*Dataset section*.
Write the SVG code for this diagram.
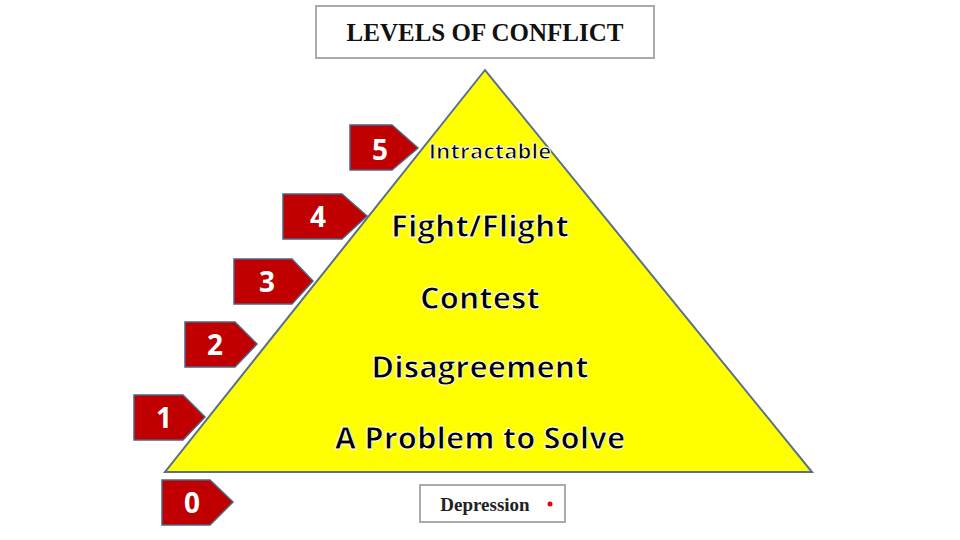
<svg xmlns="http://www.w3.org/2000/svg" width="960" height="540" viewBox="0 0 960 540">
<style>
.tag{fill:#c00000;stroke:#4f6280;stroke-width:1.5}
.num{font-family:"Open Sans","DejaVu Sans",sans-serif;font-weight:bold;font-size:28px;fill:#fff;text-anchor:middle}
.lvl{font-family:"Open Sans","DejaVu Sans",sans-serif;font-weight:bold;fill:#000;stroke:#fff;stroke-width:1;paint-order:normal;text-anchor:middle}
.box{fill:#fff;stroke:#aaa;stroke-width:2}
</style>
<rect width="960" height="540" fill="#fff"/>
<g id="title"><rect class="box" x="316" y="6" width="338" height="52"/>
<text x="485" y="41" font-family="Liberation Serif,serif" font-weight="bold" font-size="25" text-anchor="middle" fill="#111">LEVELS OF CONFLICT</text></g>
<g id="pyramid"><polygon points="485,70 165,472 812,472" fill="#ffff00" stroke="#5a6f8a" stroke-width="2"/></g>
<g id="n5"><polygon class="tag" points="350,125 392,125 418,148 392,170 350,170"/><text class="num" x="380" y="160">5</text>
<text class="lvl" x="490" y="159" font-size="22" stroke-width="0.6">Intractable</text></g>
<g id="n4"><polygon class="tag" points="283,194 342,194 367,216 342,239 283,239"/><text class="num" x="318" y="227">4</text>
<text class="lvl" x="480" y="237" font-size="31">Fight/Flight</text></g>
<g id="n3"><polygon class="tag" points="234,259 292,259 313,281 292,304 234,304"/><text class="num" x="267" y="292">3</text>
<text class="lvl" x="480" y="309" font-size="31">Contest</text></g>
<g id="n2"><polygon class="tag" points="185,322 235,322 257,344 235,367 185,367"/><text class="num" x="215" y="355">2</text>
<text class="lvl" x="480" y="378" font-size="31">Disagreement</text></g>
<g id="n1"><polygon class="tag" points="134,395 183,395 205,417 183,440 134,440"/><text class="num" x="164" y="428">1</text>
<text class="lvl" x="480" y="449" font-size="31">A Problem to Solve</text></g>
<g id="n0"><polygon class="tag" points="162,480 210,480 233,502 210,525 162,525"/><text class="num" x="192" y="513">0</text></g>
<g id="depression"><rect class="box" x="420" y="485" width="145" height="37"/>
<text x="485" y="511" font-family="Liberation Serif,serif" font-weight="bold" font-size="19" text-anchor="middle" fill="#222">Depression</text>
<circle cx="550" cy="504" r="2.5" fill="#e00"/></g>
<g id="connectors"/>
</svg>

*Request*. Every line of the material is to be quoted exactly, with no pictures carried over.

*Answer to this exercise*.
Write the SVG code for this diagram.
<svg xmlns="http://www.w3.org/2000/svg" width="960" height="540" viewBox="0 0 960 540">
<style>
.tag{fill:#c00000;stroke:#4f6280;stroke-width:1.5}
.num{font-family:"Open Sans","DejaVu Sans",sans-serif;font-weight:bold;font-size:28px;fill:#fff;text-anchor:middle}
.lvl{font-family:"Open Sans","DejaVu Sans",sans-serif;font-weight:bold;fill:#000;stroke:#fff;stroke-width:1;paint-order:normal;text-anchor:middle}
.box{fill:#fff;stroke:#aaa;stroke-width:2}
</style>
<rect width="960" height="540" fill="#fff"/>
<g id="title"><rect class="box" x="316" y="6" width="338" height="52"/>
<text x="485" y="41" font-family="Liberation Serif,serif" font-weight="bold" font-size="25" text-anchor="middle" fill="#111">LEVELS OF CONFLICT</text></g>
<g id="pyramid"><polygon points="485,70 165,472 812,472" fill="#ffff00" stroke="#5a6f8a" stroke-width="2"/></g>
<g id="n5"><polygon class="tag" points="350,125 392,125 418,148 392,170 350,170"/><text class="num" x="380" y="160">5</text>
<text class="lvl" x="490" y="159" font-size="22" stroke-width="0.6">Intractable</text></g>
<g id="n4"><polygon class="tag" points="283,194 342,194 367,216 342,239 283,239"/><text class="num" x="318" y="227">4</text>
<text class="lvl" x="480" y="237" font-size="31">Fight/Flight</text></g>
<g id="n3"><polygon class="tag" points="234,259 292,259 313,281 292,304 234,304"/><text class="num" x="267" y="292">3</text>
<text class="lvl" x="480" y="309" font-size="31">Contest</text></g>
<g id="n2"><polygon class="tag" points="185,322 235,322 257,344 235,367 185,367"/><text class="num" x="215" y="355">2</text>
<text class="lvl" x="480" y="378" font-size="31">Disagreement</text></g>
<g id="n1"><polygon class="tag" points="134,395 183,395 205,417 183,440 134,440"/><text class="num" x="164" y="428">1</text>
<text class="lvl" x="480" y="449" font-size="31">A Problem to Solve</text></g>
<g id="n0"><polygon class="tag" points="162,480 210,480 233,502 210,525 162,525"/><text class="num" x="192" y="513">0</text></g>
<g id="depression"><rect class="box" x="420" y="485" width="145" height="37"/>
<text x="485" y="511" font-family="Liberation Serif,serif" font-weight="bold" font-size="19" text-anchor="middle" fill="#222">Depression</text>
<circle cx="550" cy="504" r="2.5" fill="#e00"/></g>
<g id="connectors"/>
</svg>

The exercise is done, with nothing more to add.